Requirement:
Work through the data below line by line and say how many lines hold "this"; give only the number.

── Provided data ──

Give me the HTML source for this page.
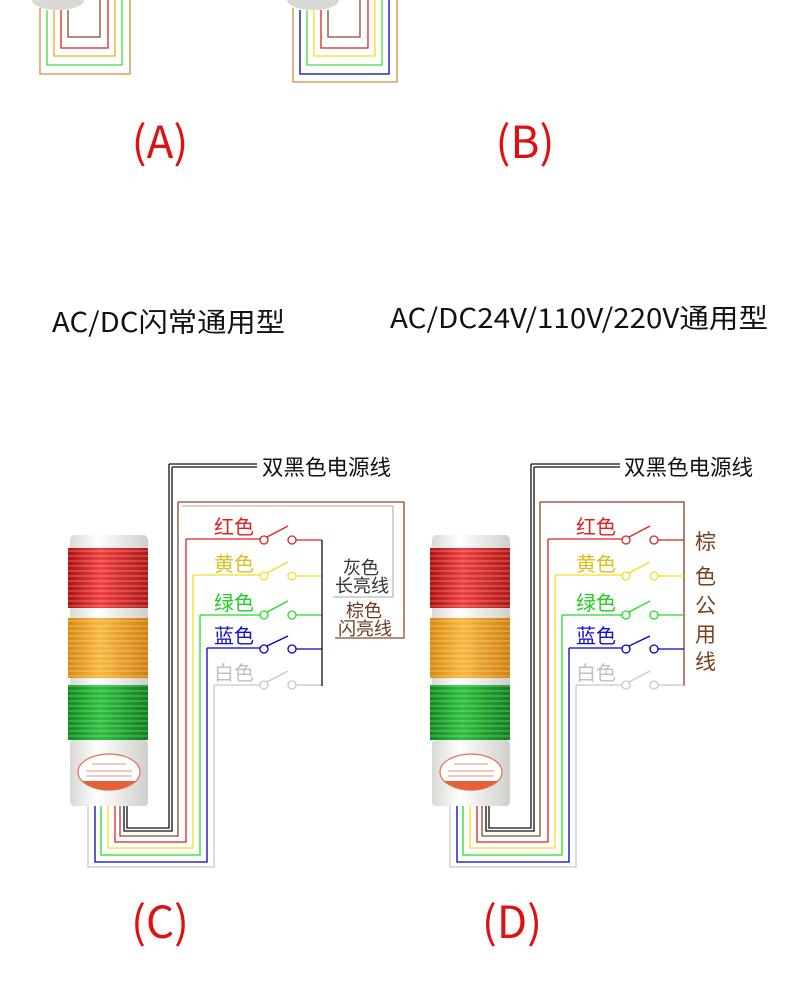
<!DOCTYPE html>
<html><head><meta charset="utf-8"><style>
html,body{margin:0;padding:0;background:#fff;}
svg{display:block}
text{font-family:"Noto Sans CJK SC","Liberation Sans",sans-serif;}
</style></head><body>
<svg width="790" height="999" viewBox="0 0 790 999" xmlns="http://www.w3.org/2000/svg">
<defs>
<linearGradient id="cyl" x1="0" x2="1" y1="0" y2="0">
<stop offset="0" stop-color="#d8d8d4"/><stop offset="0.35" stop-color="#ffffff"/><stop offset="1" stop-color="#cfcfca"/>
</linearGradient>
<linearGradient id="rd" x1="0" x2="1"><stop offset="0" stop-color="#b01010"/><stop offset="0.4" stop-color="#f04040"/><stop offset="1" stop-color="#b01818"/></linearGradient>
<linearGradient id="or" x1="0" x2="1"><stop offset="0" stop-color="#d88a10"/><stop offset="0.4" stop-color="#f8b840"/><stop offset="1" stop-color="#d08010"/></linearGradient>
<linearGradient id="gr" x1="0" x2="1"><stop offset="0" stop-color="#108a20"/><stop offset="0.4" stop-color="#30c040"/><stop offset="1" stop-color="#10801c"/></linearGradient>
<pattern id="rib" width="6" height="5" patternUnits="userSpaceOnUse"><rect width="6" height="2" fill="#ffffff" opacity="0.18"/></pattern>
<g id="tower">
<rect x="70" y="535" width="78" height="15" rx="5" fill="url(#cyl)"/>
<rect x="68" y="548" width="80" height="60" fill="url(#rd)"/><rect x="68" y="548" width="80" height="60" fill="url(#rib)"/>
<rect x="70" y="608" width="78" height="10" fill="url(#cyl)"/>
<rect x="68" y="618" width="80" height="60" fill="url(#or)"/><rect x="68" y="618" width="80" height="60" fill="url(#rib)"/>
<rect x="70" y="678" width="78" height="7" fill="url(#cyl)"/>
<rect x="68" y="685" width="80" height="55" fill="url(#gr)"/><rect x="68" y="685" width="80" height="55" fill="url(#rib)"/>
<rect x="70" y="740" width="78" height="66" rx="4" fill="url(#cyl)"/>
<ellipse cx="109" cy="772" rx="31" ry="18" fill="#fff" stroke="#e07050" stroke-width="1.2"/>
<path d="M82 781 Q109 800 136 781 Z" fill="#e8603a"/>
<line x1="92" y1="764" x2="126" y2="764" stroke="#e09080" stroke-width="1"/>
<line x1="86" y1="771" x2="132" y2="771" stroke="#e09080" stroke-width="1"/>
<line x1="86" y1="776" x2="132" y2="776" stroke="#e09080" stroke-width="1"/>
</g>
<g id="wires" fill="none" stroke-width="1.3">
<polyline points="88,806 88,867 214,867 214,685" stroke="#c8c8c8"/>
<polyline points="95,806 95,862 207,862 207,648" stroke="#0000cc"/>
<polyline points="101,806 101,855 200,855 200,615" stroke="#22dd22"/>
<polyline points="108,806 108,848 193,848 193,575" stroke="#f0e020"/>
<polyline points="115,806 115,842 186,842 186,539" stroke="#dd2222"/>
<polyline points="120,806 120,836 178,836 178,502" stroke="#8b4a2a"/>
<polyline points="124,806 124,831 172,831 172,467" stroke="#111"/>
<polyline points="127,806 127,828 169,828 169,464" stroke="#111"/>
<g stroke="#dd2222"><polyline points="186,539 260,539"/><circle cx="264" cy="540" r="4"/><line x1="267" y1="537" x2="288" y2="526"/><circle cx="292" cy="540" r="4"/></g>
<g stroke="#f0e020"><polyline points="193,575 260,575"/><circle cx="264" cy="576" r="4"/><line x1="267" y1="573" x2="288" y2="562"/><circle cx="292" cy="576" r="4"/></g>
<g stroke="#22dd22"><polyline points="200,615 260,615"/><circle cx="264" cy="615" r="4"/><line x1="267" y1="612" x2="288" y2="601"/><circle cx="292" cy="615" r="4"/></g>
<g stroke="#0000cc"><polyline points="207,648 260,648"/><circle cx="264" cy="649" r="4"/><line x1="267" y1="646" x2="288" y2="636"/><circle cx="292" cy="649" r="4"/></g>
<g stroke="#c8c8c8"><polyline points="214,685 260,685"/><circle cx="264" cy="685" r="4"/><line x1="267" y1="682" x2="288" y2="671"/><circle cx="292" cy="685" r="4"/></g>
</g>
<g id="labels" font-size="20">
<text x="214" y="534" fill="#e02020">红色</text>
<text x="214" y="571" fill="#d8c020">黄色</text>
<text x="214" y="610" fill="#22cc22">绿色</text>
<text x="214" y="643" fill="#1010cc">蓝色</text>
<text x="214" y="680" fill="#c0c0c0">白色</text>
</g>
</defs>

<ellipse cx="58" cy="0" rx="26" ry="10" fill="#d8d8d4"/>
<g fill="none" stroke-width="1.3">
<polyline points="68,10 68,37 100,37 100,0" stroke="#8b4a2a"/>
<polyline points="61,10 61,48 108,48 108,0" stroke="#dd2222"/>
<polyline points="54,10 54,56 115,56 115,0" stroke="#e8b020"/>
<polyline points="47,10 47,65 122,65 122,0" stroke="#44dd44"/>
<polyline points="40,8 40,74 130,74 130,0" stroke="#d09040"/>
</g>
<ellipse cx="313" cy="0" rx="26" ry="10" fill="#d8d8d4"/>
<g fill="none" stroke-width="1.3">
<polyline points="328,10 328,37 360,37 360,0" stroke="#8b4a2a"/>
<polyline points="321,10 321,48 368,48 368,0" stroke="#dd2222"/>
<polyline points="314,10 314,56 375,56 375,0" stroke="#f0e020"/>
<polyline points="307,10 307,65 382,65 382,0" stroke="#44dd44"/>
<polyline points="300,10 300,74 389,74 389,0" stroke="#0000cc"/>
<polyline points="293,8 293,82 397,82 397,0" stroke="#d09040"/>
</g>
<text x="160" y="158" font-size="44" fill="#e01010" text-anchor="middle">(A)</text>
<text x="525" y="158" font-size="44" fill="#e01010" text-anchor="middle">(B)</text>

<text x="52" y="332" font-size="27" fill="#111" textLength="233" lengthAdjust="spacingAndGlyphs">AC/DC闪常通用型</text>
<text x="390" y="328" font-size="27" fill="#111" textLength="378" lengthAdjust="spacingAndGlyphs">AC/DC24V/110V/220V通用型</text>

<use href="#tower"/>
<use href="#wires"/>
<use href="#labels"/>
<g fill="none" stroke-width="1.3">
<polyline points="169,464 257,464" stroke="#111"/>
<polyline points="172,467 257,467" stroke="#111"/>
<polyline points="178,502 404,502 404,638 335,638" stroke="#8b4a2a"/>
<polyline points="182,506 393,506 393,597 333,597" stroke="#bbb"/>
<line x1="296" y1="540" x2="322" y2="540" stroke="#dd2222"/>
<line x1="296" y1="576" x2="322" y2="576" stroke="#f0e020"/>
<line x1="296" y1="615" x2="322" y2="615" stroke="#22dd22"/>
<line x1="296" y1="649" x2="322" y2="649" stroke="#0000cc"/>
<line x1="296" y1="685" x2="322" y2="685" stroke="#c8c8c8"/>
<line x1="322" y1="540" x2="322" y2="686" stroke="#111"/>
</g>
<text x="262" y="475" font-size="21.5" fill="#111">双黑色电源线</text>
<text x="343" y="574" font-size="18" fill="#333">灰色</text>
<text x="335" y="592" font-size="18" fill="#333">长亮线</text>
<text x="346" y="617" font-size="18" fill="#6b3a20">棕色</text>
<text x="338" y="635" font-size="18" fill="#6b3a20">闪亮线</text>
<text x="160" y="938" font-size="44" fill="#e01010" text-anchor="middle">(C)</text>

<g transform="translate(362,0)">
<use href="#tower"/>
<use href="#wires"/>
<use href="#labels"/>
</g>
<g fill="none" stroke-width="1.3">
<polyline points="531,464 620,464" stroke="#111"/>
<polyline points="534,467 620,467" stroke="#111"/>
<polyline points="540,502 684,502 684,686" stroke="#8b3a2a"/>
<line x1="658" y1="540" x2="684" y2="540" stroke="#dd2222"/>
<line x1="658" y1="576" x2="684" y2="576" stroke="#f0e020"/>
<line x1="658" y1="615" x2="684" y2="615" stroke="#22dd22"/>
<line x1="658" y1="649" x2="684" y2="649" stroke="#0000cc"/>
<line x1="658" y1="685" x2="684" y2="685" stroke="#c8c8c8"/>
</g>
<text x="624" y="475" font-size="21.5" fill="#111">双黑色电源线</text>
<g font-size="21" fill="#7a4020">
<text x="695" y="549">棕</text>
<text x="695" y="584">色</text>
<text x="695" y="613">公</text>
<text x="695" y="642">用</text>
<text x="695" y="669">线</text>
</g>
<text x="512" y="938" font-size="44" fill="#e01010" text-anchor="middle">(D)</text>
</svg>
</body></html>
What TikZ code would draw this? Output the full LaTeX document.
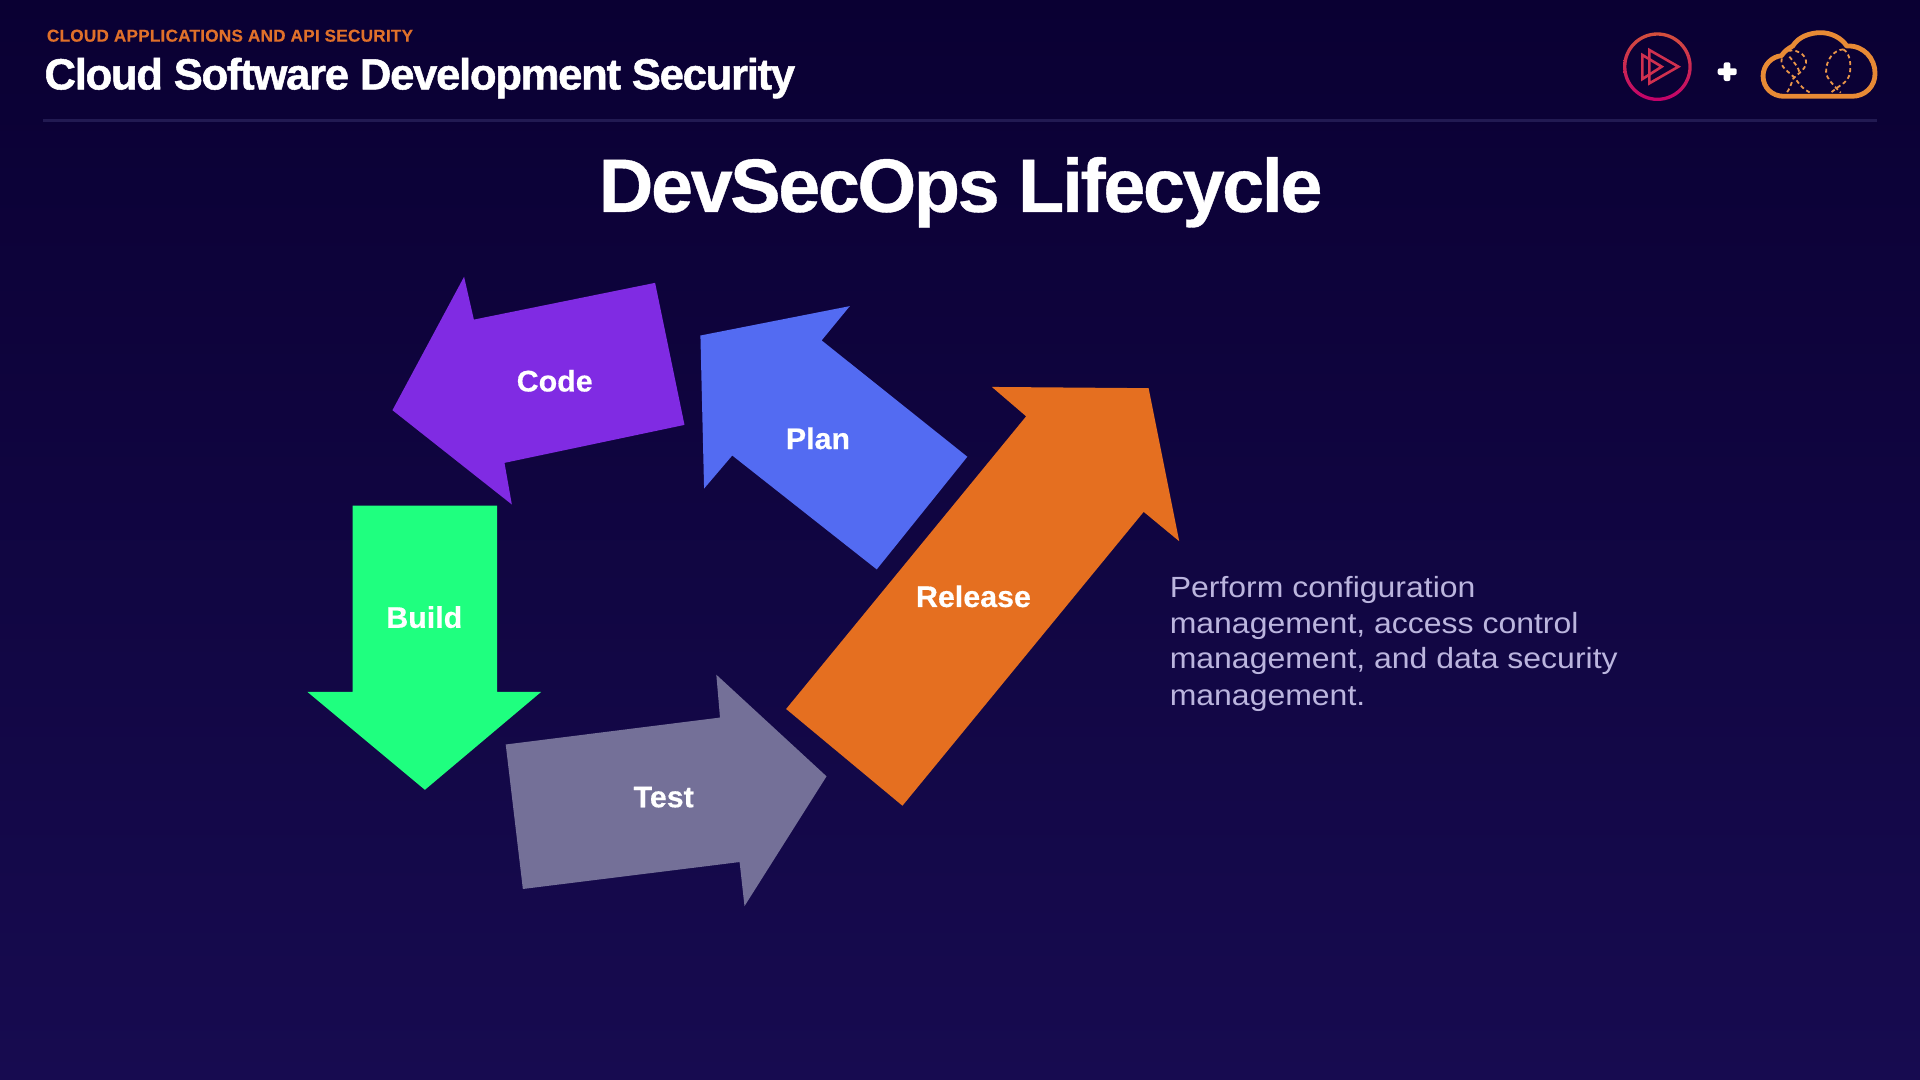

───

Task answer:
2